» Goal: Some lines of these records may hold the word "this"; state how many, using only the number.

» Records for the exercise:
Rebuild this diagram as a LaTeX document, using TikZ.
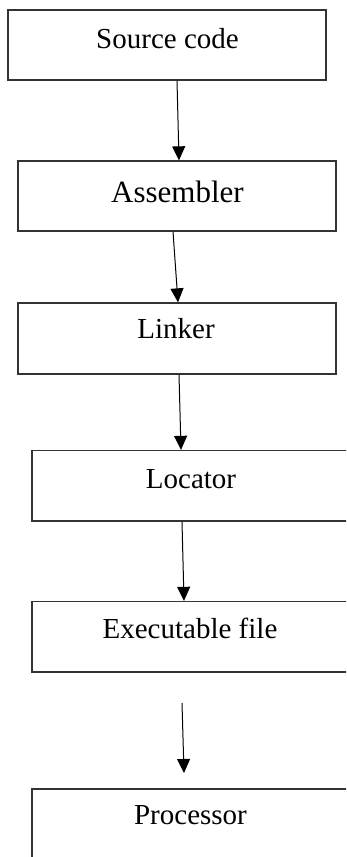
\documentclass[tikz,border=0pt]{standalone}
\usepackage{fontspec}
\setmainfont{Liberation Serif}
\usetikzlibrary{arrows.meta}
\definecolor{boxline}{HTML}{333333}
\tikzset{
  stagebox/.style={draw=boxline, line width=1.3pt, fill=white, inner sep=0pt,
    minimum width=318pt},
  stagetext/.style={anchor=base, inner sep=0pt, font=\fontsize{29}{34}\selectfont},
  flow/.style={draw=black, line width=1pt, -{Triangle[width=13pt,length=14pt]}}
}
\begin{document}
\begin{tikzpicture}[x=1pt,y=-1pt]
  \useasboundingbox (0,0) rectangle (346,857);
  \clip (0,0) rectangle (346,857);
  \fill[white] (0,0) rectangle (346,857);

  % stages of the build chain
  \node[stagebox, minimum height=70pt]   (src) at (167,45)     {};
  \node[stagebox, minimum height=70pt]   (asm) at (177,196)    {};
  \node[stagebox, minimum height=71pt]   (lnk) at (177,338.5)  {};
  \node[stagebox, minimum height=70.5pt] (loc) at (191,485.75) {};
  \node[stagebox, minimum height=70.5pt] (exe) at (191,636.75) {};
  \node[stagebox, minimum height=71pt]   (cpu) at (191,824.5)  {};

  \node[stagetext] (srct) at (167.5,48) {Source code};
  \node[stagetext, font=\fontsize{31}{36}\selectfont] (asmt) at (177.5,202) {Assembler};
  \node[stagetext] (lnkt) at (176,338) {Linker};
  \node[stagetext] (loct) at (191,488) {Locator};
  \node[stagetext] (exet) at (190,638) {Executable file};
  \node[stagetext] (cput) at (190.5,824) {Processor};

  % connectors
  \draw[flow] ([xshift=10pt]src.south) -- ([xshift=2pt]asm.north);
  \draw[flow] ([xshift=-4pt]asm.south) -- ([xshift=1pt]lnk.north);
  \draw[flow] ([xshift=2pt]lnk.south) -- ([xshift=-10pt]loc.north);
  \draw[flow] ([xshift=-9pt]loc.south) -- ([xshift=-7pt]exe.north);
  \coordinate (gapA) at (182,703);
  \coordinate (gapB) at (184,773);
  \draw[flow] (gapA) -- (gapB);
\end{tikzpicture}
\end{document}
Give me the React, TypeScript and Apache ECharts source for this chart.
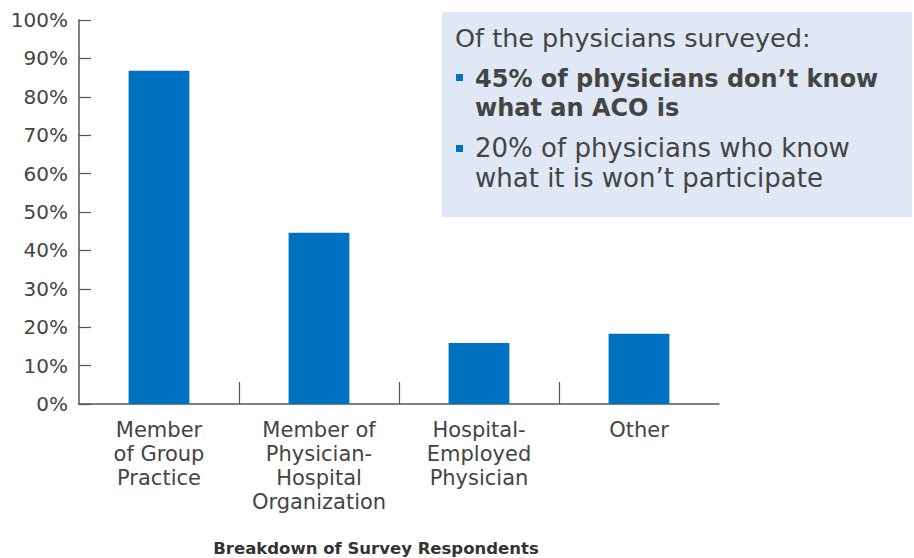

» Output of the task: 2